The liver is the largest solid organ in the human body and serves many functions. It acts as a storage device and a distributor for nutrients in the bloodstream. The liver also creates necessary proteins for the blood to properly transport oxygen, clot, and support immune system functions. It also manufactures bile, necessary to aid in the digestion of food. It also stores sugar, also known as glucose. And lastly, it also acts as a filter, breaking down cholesterol and saturated fat, as well as filtering out harmful substances that enter the body such as alcohol and drugs and naturally produced toxins.

When healthy liver tissue starts to scar, it is called cirrhosis. This prevents the liver from functioning properly, and can lead to many serious issues. In fact, according to studies by the National Institute of Health, cirrhosis is among the leading causes of death by disease in the United States, ranked in the top twelve.

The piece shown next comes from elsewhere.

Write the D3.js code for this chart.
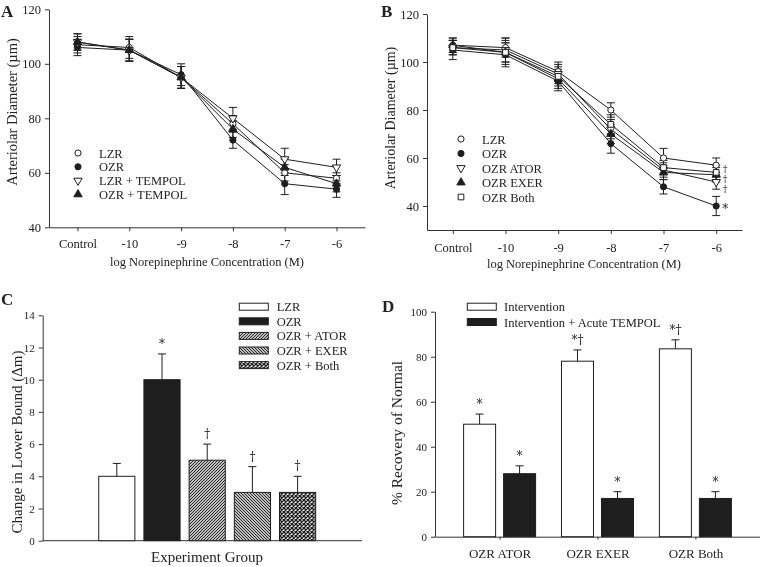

Although cirrhosis is commonly associated with victims of Hepatitis C and alcohol abuse, there are many other causes including fatty liver, commonly caused by diabetes or obesity, repeated heart failure which causes fluid to back up to the liver, cystic fibrosis, a blockage in the bile duct which causes bile to back up back to the liver, hemochromatosis, and Wilson's disease, which is the abnormal storage of copper in the liver. It may also be caused by substance abuse, environmental toxins and even parasitic infections.

Cirrhosis can cause significant pain and disabilities to its victims. Forms of liver disease are included among Social Security Ddisability benefits for illness if it can be proven that the debilitating condition is expected to last at least a year or end in death.